The strength of the U.S. dollar led investors to stash money into currency-hedged exchange-traded fund strategies in February, and that trend continues into March.
According to ETF.com, which tracks the ETF industry, these types of ETFs saw net inflows of $34 billion in February, putting total assets under management during the month to a near-record $2.093 trillion.
“Currency-hedged (ETFs are) the story of the year. It’s where all the ETF investors are concentrating their bets and that is absolutely continued into the first part of March,” said Matt Hougan, president of ETF.com
In February, the WisdomTree Europe Hedged Equity Fund (HEDJ ) was the single-biggest recipient of inflows, pulling in almost $2.5 billion and as of end-February, and had more than $12 billion in total assets under management, according to data compiled by ETF.com.
Inflows into that ETF has already beat February’s total, Hougan said, bringing in to $2.67 billion in the first two weeks of March.
Other currency-hedged ETFs also benefitted from investors zeal for these products. The Deutsche X-trackers MSCI EAFE Hedged Equity ETF (DBEF) and the iShares Currency Hedged MSCI EAFE ETF (HEFA) pulled in $1.5 billion and $981 million, respectively, in February and are also seeing more inflows in March, he said.
The European Central Bank’s news stimulus program is hitting the euro, while the dollar is rising on expectations for the Federal Reserve to raise interest rates later this year.
“The euro fall has really been stunning and now you have folks calling for it to not just reach parity but go below parity. That’s the front page of the news. Investors, and I think more than investors, financial advisers, are seizing on that to push into currency-hedged products and they’re delivering real performance. It’s been the easiest alpha-seeking call you can make over the past year and it’s delivered in spades,” Hougan said.
Aside from the currency-hedged ETFs, Hougan said there’s been a big inflow of funds across the fixed-income space, including into high-yield, and that’s continuing into March. In February the iShares iBoxx $ High Yield Corporate Bond ETF (HYG) saw the second-highest amount of inflows, he said.

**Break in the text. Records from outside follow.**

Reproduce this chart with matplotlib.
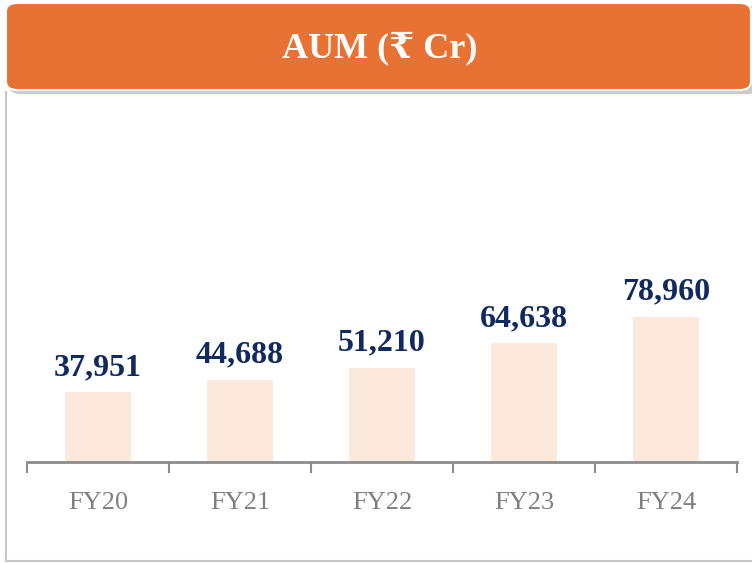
import matplotlib
matplotlib.use("Agg")
import matplotlib.pyplot as plt
from matplotlib.patches import FancyBboxPatch
from matplotlib.lines import Line2D

categories = ["FY20", "FY21", "FY22", "FY23", "FY24"]
values = [37951, 44688, 51210, 64638, 78960]
title = "AUM (₹ Cr)"

W, H = 752, 563
fig = plt.figure(figsize=(W/100, H/100), dpi=100)
fig.patch.set_facecolor("white")
serif = ["Liberation Serif", "DejaVu Serif", "DejaVu Sans"]

def fx(x): return x / W
def fy(y): return 1 - y / H

# gray frame lines (left and bottom)
fig.add_artist(Line2D([fx(5.5), fx(5.5)], [fy(92), fy(560)], color="#c9c9c9", lw=1.5))
fig.add_artist(Line2D([fx(5.5), fx(752)], [fy(560.5), fy(560.5)], color="#c9c9c9", lw=1.5))

# banner shadow
sh = FancyBboxPatch((fx(9), fy(94)), fx(752) - fx(9) + 0.01, fy(6) - fy(94),
                    boxstyle="round,pad=0,rounding_size=0.015", transform=fig.transFigure,
                    facecolor="#9a9a9a", edgecolor="none", alpha=0.5, zorder=1)
fig.add_artist(sh)
banner = FancyBboxPatch((fx(6), fy(90)), fx(751) - fx(6), fy(3) - fy(90),
                        boxstyle="round,pad=0,rounding_size=0.015", transform=fig.transFigure,
                        facecolor="#e87234", edgecolor="white", lw=1.5, zorder=2)
fig.add_artist(banner)
fig.text(fx(380), fy(48), title, color="white", fontsize=26, fontweight="bold",
         ha="center", va="center", family=serif, zorder=3)

# axes
ax_top = 100
ax_bottom = 461.5
ax = fig.add_axes([fx(27), fy(ax_bottom), fx(737) - fx(27), fy(ax_top) - fy(ax_bottom)])
ax.set_facecolor("none")
x = range(len(categories))
ax.bar(x, values, width=0.47, color="#fce9dc", zorder=2)
ax.set_xlim(-0.5, len(categories) - 0.5)
ax.set_ylim(0, 545 * (ax_bottom - ax_top))
for s in ["top", "right", "left"]:
    ax.spines[s].set_visible(False)
ax.spines["bottom"].set_color("#8c8c8c")
ax.spines["bottom"].set_linewidth(2)
ax.set_yticks([])
ax.set_xticks([i - 0.5 for i in range(len(categories) + 1)])
ax.set_xticklabels([])
ax.tick_params(axis="x", length=8, width=1.5, color="#8c8c8c")
ax.set_xticks(list(x), minor=True)
ax.set_xticklabels(categories, minor=True)
ax.tick_params(axis="x", which="minor", length=0, pad=22, labelsize=19, labelcolor="#7f7f7f")
for lbl in ax.get_xticklabels(minor=True):
    lbl.set_family(serif)

for i, v in enumerate(values):
    ax.annotate(f"{v:,}", (i, v), xytext=(0, 7), textcoords="offset points",
                ha="center", va="bottom", fontsize=23, fontweight="bold",
                color="#10295f", family=serif)

fig.savefig("out.png", dpi=100)
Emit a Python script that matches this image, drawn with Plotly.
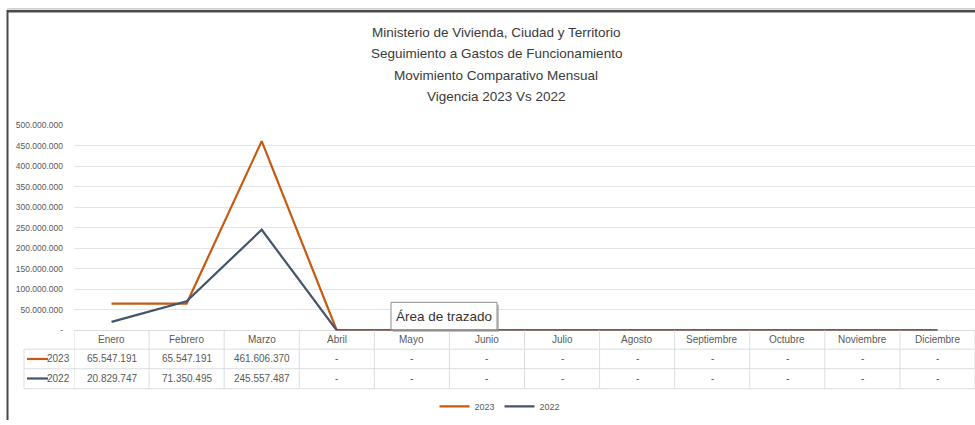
import plotly.graph_objects as go

# ---------------- data ----------------
months = ["Enero", "Febrero", "Marzo", "Abril", "Mayo", "Junio", "Julio",
          "Agosto", "Septiembre", "Octubre", "Noviembre", "Diciembre"]
series_names = ["2023", "2022"]
values_2023 = [65547191, 65547191, 461606370, 0, 0, 0, 0, 0, 0, 0, 0, 0]
values_2022 = [20829747, 71350495, 245557487, 0, 0, 0, 0, 0, 0, 0, 0, 0]
y_tickvals = [0, 50e6, 100e6, 150e6, 200e6, 250e6, 300e6, 350e6, 400e6, 450e6, 500e6]
title_lines = ["Ministerio de Vivienda, Ciudad y Territorio",
               "Seguimiento a Gastos de Funcionamiento",
               "Movimiento Comparativo Mensual",
               "Vigencia 2023 Vs 2022"]
tooltip_text = "Área de trazado"

colors = ["#C55A11", "#44546A"]
FONT = "Liberation Sans Narrow, Arial Narrow, Liberation Sans, Arial, sans-serif"
W, H = 975, 425


def fmt(v):
    return "-" if v == 0 else f"{int(v):,}".replace(",", ".")


def px(x):
    return x / W


def py(y):
    return 1 - y / H


series_values = [values_2023, values_2022]

fig = go.Figure()
for name, vals, col in zip(series_names, series_values, colors):
    fig.add_trace(go.Scatter(x=months, y=vals, name=name, mode="lines",
                             line=dict(color=col, width=2.2)))

shapes = []
annotations = []
GRID = "#DADDE2"

row_bot = 393
key_left = 24

for yy in [352.5, 372.5, row_bot]:
    shapes.append(dict(type="line", xref="paper", yref="paper",
                       x0=px(key_left), x1=1, y0=py(yy), y1=py(yy),
                       line=dict(color=GRID, width=1)))
for i in range(len(months) + 1):
    shapes.append(dict(type="line", xref="x", yref="paper",
                       x0=i - 0.5, x1=i - 0.5, y0=py(333.3), y1=py(row_bot),
                       line=dict(color=GRID, width=1)))
shapes.append(dict(type="line", xref="paper", yref="paper",
                   x0=px(key_left), x1=px(key_left), y0=py(352.5), y1=py(row_bot),
                   line=dict(color=GRID, width=1)))

TFONT = dict(family=FONT, size=10, color="#595959")
for m in months:
    annotations.append(dict(x=m, xref="x", y=py(342.5), yref="paper", text=m,
                            showarrow=False, font=TFONT, xanchor="center", yanchor="middle"))
for r, (name, vals, col) in enumerate(zip(series_names, series_values, colors)):
    yc = py(362.5 + 20 * r)
    for m, v in zip(months, vals):
        annotations.append(dict(x=m, xref="x", y=yc, yref="paper", text=fmt(v),
                                showarrow=False, font=TFONT, xanchor="center", yanchor="middle"))
    shapes.append(dict(type="line", xref="paper", yref="paper",
                       x0=px(27), x1=px(48), y0=yc, y1=yc,
                       line=dict(color=col, width=2.2)))
    annotations.append(dict(x=px(72), xref="paper", y=yc, yref="paper", text=name,
                            showarrow=False, font=TFONT, xanchor="right", yanchor="middle"))

for k, t in enumerate(title_lines):
    annotations.append(dict(x=px(496), xref="paper", y=py(28 + 22 * k), yref="paper", text=t,
                            showarrow=False, font=dict(family=FONT, size=13.5, color="#3A3A3A"),
                            xanchor="center", yanchor="middle"))

shapes.append(dict(type="rect", xref="paper", yref="paper",
                   x0=px(393), x1=px(499), y0=py(335), y1=py(307),
                   fillcolor="#9A9A9A", line=dict(width=0), opacity=0.6))
shapes.append(dict(type="rect", xref="paper", yref="paper",
                   x0=px(391), x1=px(497), y0=py(332.5), y1=py(304.5),
                   fillcolor="white", line=dict(color="#8C8C8C", width=1)))
annotations.append(dict(x=px(444), xref="paper", y=py(318.5), yref="paper", text=tooltip_text,
                        showarrow=False, font=dict(family=FONT, size=13.5, color="#333333"),
                        xanchor="center", yanchor="middle"))

shapes.append(dict(type="line", xref="paper", yref="paper", x0=px(7), x1=1,
                   y0=py(6.5), y1=py(6.5), line=dict(color="#4A4A4A", width=2.5)))
shapes.append(dict(type="line", xref="paper", yref="paper", x0=px(7), x1=1,
                   y0=py(4), y1=py(4), line=dict(color="#B0B0B0", width=1)))
shapes.append(dict(type="line", xref="paper", yref="paper", x0=px(7.5), x1=px(7.5),
                   y0=py(5), y1=0, line=dict(color="#4A4A4A", width=2)))

fig.update_layout(
    width=W, height=H,
    margin=dict(l=0, r=0, t=0, b=0),
    paper_bgcolor="white", plot_bgcolor="white",
    showlegend=True,
    legend=dict(orientation="h", x=px(500), xanchor="center", y=py(411), yanchor="middle",
                font=dict(family=FONT, size=9, color="#595959"),
                itemwidth=30, tracegroupgap=0, bgcolor="rgba(0,0,0,0)"),
    xaxis=dict(domain=[px(74), 1], type="category", range=[-0.5, 11.5],
               showticklabels=False, showgrid=False, zeroline=False, showline=False,
               fixedrange=True),
    yaxis=dict(domain=[py(333.3), py(123.3)], range=[0, 500e6],
               tickvals=y_tickvals, ticktext=[fmt(v) for v in y_tickvals],
               tickfont=dict(family=FONT, size=8.5, color="#595959"),
               showgrid=True, gridcolor="#E2E4E8", gridwidth=1,
               zeroline=True, zerolinecolor=GRID, zerolinewidth=1,
               showline=False, ticks="", ticklabelstandoff=10, fixedrange=True),
    shapes=shapes, annotations=annotations,
)

fig.write_html(
    "out.html",
    config={"displayModeBar": False},
    post_script=("document.body.style.margin='0';"
                 "var d=document.getElementsByClassName('plotly-graph-div')[0];"
                 "d.style.position='absolute';d.style.top='0px';d.style.left='0px';"),
)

“On one level it’s counter-intuitive, who would be buying fixed-income at this point? Our opinion is on what’s happening there, is that a secular trend is overwhelming any particular investor’s point of view. While I do think advisers and investors are pulling away from fixed-income, institutional investors, particularly insurance funds, have discovered ETFs in a massive way, and they’re so big that this pile of money is overwhelming any other sentiment indicator,” he said.
The last big 2015 trend for investor interest is buying up of ETFs related to consumer discretionary spending, Hougan said.
“It’s an easy story, too. We’re also seeing flows in to oil ETFs. I think people are thinking that oil prices are down, that’s putting money into consumers’ pockets,” he said.